I recently had the pleasure of taking my first trip in a Zipcar, driving out to Western Massachusetts on an impromptu crusade to find some authentic candlepin bowling. It was marvelous. Four friends and I piled into a boxy Japanese sport utility vehicle and toted out down Interstate 90, chasing the sunset and looking for wholesome fun outside the city.
Surprisingly, the best part of the journey was the car sharing experience. For those who don’t know, Zipcar is a new model of privatized socialism with transportation, where members rent
automobiles by the hour or day so they can take little jaunts without the hassle of owning a car or paying for gas, insurance or maintenance. According to my Zipfriend, other members, known as ‘Zipsters,’ are the most considerate people in Boston. They have actual concern for the subsequent renter of ‘their’ car – they never leave trash and are terribly sorry when they are late. They understand the community and follow a very ‘Zen’ kindness of ‘you reap what you sow.’
What strikes me is how easily Zipsters have accepted the concept of shared property.
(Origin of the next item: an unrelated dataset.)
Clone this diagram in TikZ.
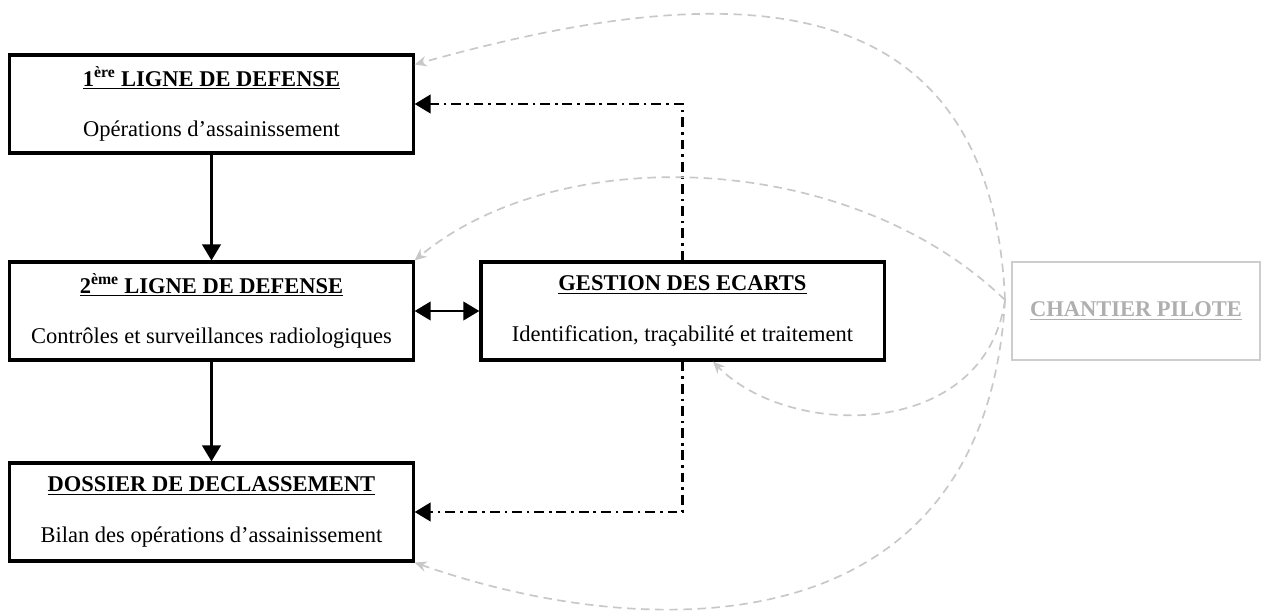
\documentclass[tikz,border=0pt]{standalone}
\usepackage{fontspec}
\setmainfont{Liberation Serif}
\usepackage{xcolor}
\usetikzlibrary{arrows.meta}
\definecolor{pilotclr}{RGB}{205,205,205}
\definecolor{pilottxt}{RGB}{175,175,175}
\definecolor{feedclr}{RGB}{200,200,200}
\tikzset{
    blk/.style={rectangle,draw=black,line width=2.2pt,minimum width=10.075cm,minimum height=2.45cm,align=center,inner sep=2pt,font=\fontsize{16}{19}\selectfont},
    pilot/.style={blk,draw=pilotclr,line width=1.3pt,minimum width=6.2cm,text=pilottxt},
    flow/.style={-{Triangle[length=4mm,width=4.6mm]},line width=1.8pt},
    twoway/.style={flow,{Triangle[length=4mm,width=4.6mm]}-{Triangle[length=4mm,width=4.6mm]}},
    ddline/.style={flow,line width=2pt,dash pattern=on 7pt off 3.5pt on 1.8pt off 3.5pt},
    feed/.style={-{Stealth[length=3mm,width=2.6mm]},draw=feedclr,line width=1.2pt,dash pattern=on 6pt off 4pt},
}
\newcommand{\hd}[1]{\underline{\textbf{#1}}}

\begin{document}
\begin{tikzpicture}[x=0.025cm,y=-0.025cm]
\useasboundingbox (0,0) rectangle (1263,611);
% boxes
\node[blk]   (L1) at (211.5,104) {\hd{1\textsuperscript{ère} LIGNE DE DEFENSE}\\[17pt] Opérations d’assainissement};
\node[blk]   (L2) at (211.5,311) {\hd{2\textsuperscript{ème} LIGNE DE DEFENSE}\\[17pt] Contrôles et surveillances radiologiques};
\node[blk]   (Dd) at (211.5,512) {\hd{DOSSIER DE DECLASSEMENT}\\[17pt] Bilan des opérations d’assainissement};
\node[blk]   (Ge) at (682.5,311) {\hd{GESTION DES ECARTS}\\[17pt] Identification, traçabilité et traitement};
\node[pilot] (Cp) at (1136,311) {\hd{CHANTIER PILOTE}};
\coordinate (src) at (1005,300);

% main flow
\draw[flow]   (L1) -- (L2);
\draw[flow]   (L2) -- (Dd);
\draw[twoway] (L2) -- (Ge);
\draw[ddline] (Ge.north) |- (L1.east);
\draw[ddline] (Ge.south) |- (Dd.east);

% feedback from the pilot site
\draw[feed] (src) .. controls (990,-40) and (700,-15) .. (L1.11);
\draw[feed] (src) .. controls (850,150) and (560,140) .. (L2.north east);
\draw[feed] (src) .. controls (985,440) and (790,440) .. (Ge.-59);
\draw[feed] (src) .. controls (985,650) and (650,645) .. (Dd.south east);
\end{tikzpicture}
\end{document}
When I think of Americans in automobiles, I view possessive, isolated people who are only concerned about their personal little bubble of existence speeding down the freeway. Zipcar counters this concept of property; sure it’s yours for a few hours, but once dropped off, it goes back into the pool for everyone to use. And ironically, having communal cars available to the masses reinforces the sense of independence inherent in driving. There’s freedom in our highways, and with car sharing that freedom is distributed to everyone.
Now, I see a similar freedom with urban bicycle share programs, which Boston is priming itself to receive in the next few years. Following examples set by Washington, D.C. and Paris, Boston will see stations of bikes outside T stops and at universities and museums, available to anyone who wants to cycle to his or her destination. Office workers can arrive at North Station, hop a bike and make it to work in no time and at little cost. It’ll free up transportation for the anti-car, creating mobility without congestion and promoting public health.
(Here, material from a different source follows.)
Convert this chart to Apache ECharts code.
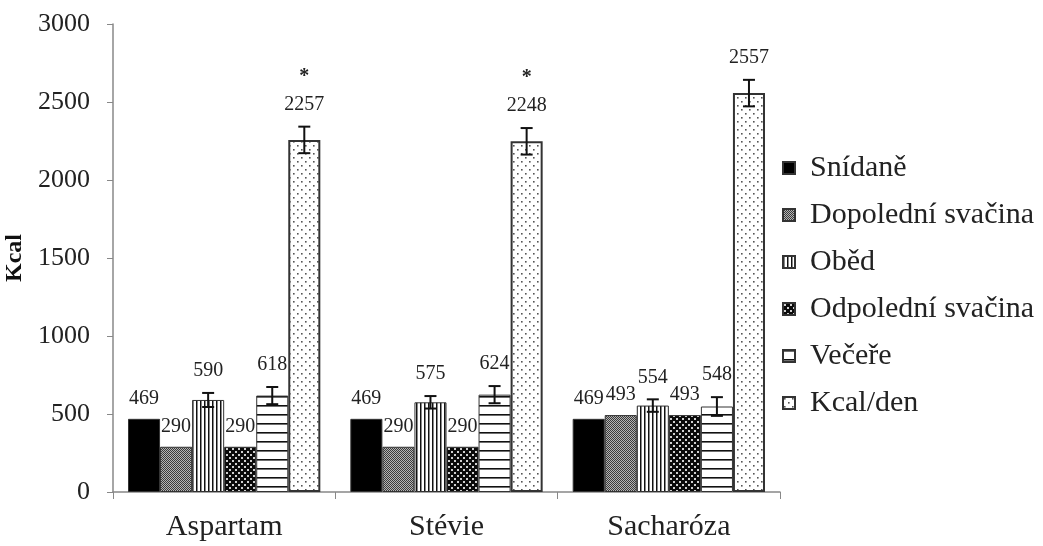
<!DOCTYPE html>
<html>
<head>
<meta charset="utf-8">
<script src="https://cdn.jsdelivr.net/npm/echarts@6/dist/echarts.min.js"></script>
<style>
html,body{margin:0;padding:0;background:#fff;}
#chart{width:1043px;height:546px;}
</style>
</head>
<body>
<div id="chart"></div>
<script>
// ---- data ----
var categories = ['Aspartam', 'Stévie', 'Sacharóza'];
var seriesNames = ['Snídaně', 'Dopolední svačina', 'Oběd', 'Odpolední svačina', 'Večeře', 'Kcal/den'];
var snidane   = [469, 469, 469];
var dopoledni = [290, 290, 493];
var obed      = [590, 575, 554];
var odpoledni = [290, 290, 493];
var vecere    = [618, 624, 548];
var kcalDen   = [2257, 2248, 2557];
var snidaneErr   = [0, 0, 0];
var dopoledniErr = [0, 0, 0];
var obedErr      = [45, 40, 40];
var odpoledniErr = [0, 0, 0];
var vecereErr    = [55, 55, 60];
var kcalDenErr   = [85, 85, 85];
var kcalDenStars = ['*', '*', ''];
var yTicks = [0, 500, 1000, 1500, 2000, 2500, 3000];

var values = [snidane, dopoledni, obed, odpoledni, vecere, kcalDen];
var errors = [snidaneErr, dopoledniErr, obedErr, odpoledniErr, vecereErr, kcalDenErr];
var stars  = [['', '', ''], ['', '', ''], ['', '', ''], ['', '', ''], ['', '', ''], kcalDenStars];

// ---- patterns ----
function canvasOf(w, h, draw) {
  var c = document.createElement('canvas');
  c.width = w; c.height = h;
  var ctx = c.getContext('2d');
  draw(ctx, w, h);
  return c;
}
var patterns = [
  '#000000',
  { image: canvasOf(2, 2, function (g) { g.fillStyle = '#b4b4b4'; g.fillRect(0, 0, 2, 2); g.fillStyle = '#3a3a3a'; g.fillRect(0, 0, 1, 1); g.fillRect(1, 1, 1, 1); }), repeat: 'repeat' },
  { image: canvasOf(4, 4, function (g) { g.fillStyle = '#ffffff'; g.fillRect(0, 0, 4, 4); g.fillStyle = '#111'; g.fillRect(0, 0, 1, 4); g.fillStyle = '#888'; g.fillRect(1, 0, 1, 4); }), repeat: 'repeat' },
  { image: canvasOf(6, 6, function (g) { g.fillStyle = '#0a0a0a'; g.fillRect(0, 0, 6, 6); g.fillStyle = '#d0d0d0'; g.fillRect(1, 1, 2, 2); g.fillRect(4, 4, 2, 2); }), repeat: 'repeat' },
  { image: canvasOf(4, 9, function (g) { g.fillStyle = '#ffffff'; g.fillRect(0, 0, 4, 9); g.fillStyle = '#111'; g.fillRect(0, 0, 4, 1.6); }), repeat: 'repeat' },
  { image: canvasOf(8, 8, function (g) { g.fillStyle = '#ffffff'; g.fillRect(0, 0, 8, 8); g.fillStyle = '#555'; g.fillRect(1, 1, 1.6, 1.6); g.fillRect(5, 5, 1.6, 1.6); }), repeat: 'repeat' }
];
var borderWidths = [1, 1, 1, 1, 1, 2];

var CAT_GAP = 0.135;
var FONT = '"Liberation Serif", "Times New Roman", serif';

var chart = echarts.init(document.getElementById('chart'));
var series = [];
seriesNames.forEach(function (name, k) {
  series.push({
    name: name,
    type: 'bar',
    data: values[k],
    barGap: '0%',
    barCategoryGap: (CAT_GAP * 100) + '%',
    itemStyle: { color: patterns[k], borderColor: '#333', borderWidth: borderWidths[k] },
    emphasis: { disabled: true },
    silent: true
  });
});
seriesNames.forEach(function (name, k) {
  var data = values[k].map(function (v, i) { return [i, v, errors[k][i]]; });
  series.push({
    type: 'custom',
    silent: true,
    z: 5,
    data: data,
    renderItem: function (params, api) {
      var cat = api.value(0), val = api.value(1), err = api.value(2);
      var catW = api.size([1, 0])[0];
      var bw = catW * (1 - CAT_GAP) / seriesNames.length;
      var cx = api.coord([cat, 0])[0] + (k - (seriesNames.length - 1) / 2) * bw;
      var yTop = api.coord([cat, val + err])[1];
      var yBot = api.coord([cat, val - err])[1];
      var children = [];
      if (err > 0) {
        var cap = 6;
        var st = { stroke: '#111', lineWidth: 2 };
        children.push({ type: 'line', shape: { x1: cx, y1: yTop, x2: cx, y2: yBot }, style: st });
        children.push({ type: 'line', shape: { x1: cx - cap, y1: yTop, x2: cx + cap, y2: yTop }, style: st });
        children.push({ type: 'line', shape: { x1: cx - cap, y1: yBot, x2: cx + cap, y2: yBot }, style: st });
      }
      var gap = err > 0 ? 12 : 10;
      children.push({
        type: 'text',
        style: { text: String(val), x: cx, y: yTop - gap, align: 'center', verticalAlign: 'bottom', font: '20px ' + FONT, fill: '#222' }
      });
      var s = stars[k][cat];
      if (s) {
        children.push({
          type: 'text',
          style: { text: s, x: cx, y: yTop - gap - 28, align: 'center', verticalAlign: 'bottom', font: 'bold 20px ' + FONT, fill: '#222' }
        });
      }
      return { type: 'group', children: children };
    }
  });
});

chart.setOption({
  animation: false,
  backgroundColor: '#ffffff',
  grid: { left: 113, right: 263, top: 24, bottom: 54, containLabel: false, outerBoundsMode: 'none' },
  legend: {
    orient: 'vertical',
    left: 782,
    top: 153,
    padding: 0,
    itemWidth: 12,
    itemHeight: 12,
    itemGap: 17,
    icon: 'rect',
    data: seriesNames,
    textStyle: { fontFamily: FONT, fontSize: 30, color: '#222', lineHeight: 26, padding: [0, 0, 0, 10] },
    selectedMode: false
  },
  xAxis: {
    type: 'category',
    data: categories,
    axisLine: { lineStyle: { color: '#888', width: 1.5 } },
    axisTick: { show: true, length: 7, lineStyle: { color: '#888' } },
    axisLabel: { fontFamily: FONT, fontSize: 30, color: '#222', margin: 20 }
  },
  yAxis: {
    type: 'value',
    min: yTicks[0],
    max: yTicks[yTicks.length - 1],
    interval: yTicks[1] - yTicks[0],
    name: 'Kcal',
    nameLocation: 'middle',
    nameGap: 83,
    nameTextStyle: { fontFamily: FONT, fontSize: 24, fontWeight: 'bold', color: '#111' },
    splitLine: { show: false },
    axisLine: { show: true, lineStyle: { color: '#888', width: 1.5 } },
    axisTick: { show: true, length: 6, lineStyle: { color: '#888' } },
    axisLabel: { fontFamily: FONT, fontSize: 26, color: '#222', margin: 23, formatter: function (v) { return String(v); } }
  },
  series: series
});
</script>
</body>
</html>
This will go a long way in opening all cross sections of society to bikes. Not just for hipsters on fixed gears or commuters in reflective, rain-retardant clothing, Boston should be filled with daily errand runners, elderly recreational riders and even students on rented bikes. This’ll also boost tourism, when, on sunny days, out-of-towners can bike the Freedom Trail, visit the Museum of Fine Arts and still make their dinner reservations on time. It’ll feel like a bike-friendly city, as in ‘Well, it’s a city bike, so the city must want me to use it.’
As I see it, the problem is that we are conditioned to be possessive, especially of our streets. Zipcar, which was founded in Cambridge, has taken 10 years to become this successful, so I am patient and hopeful of other innovative changes that will let us know it’s OK to share our rides.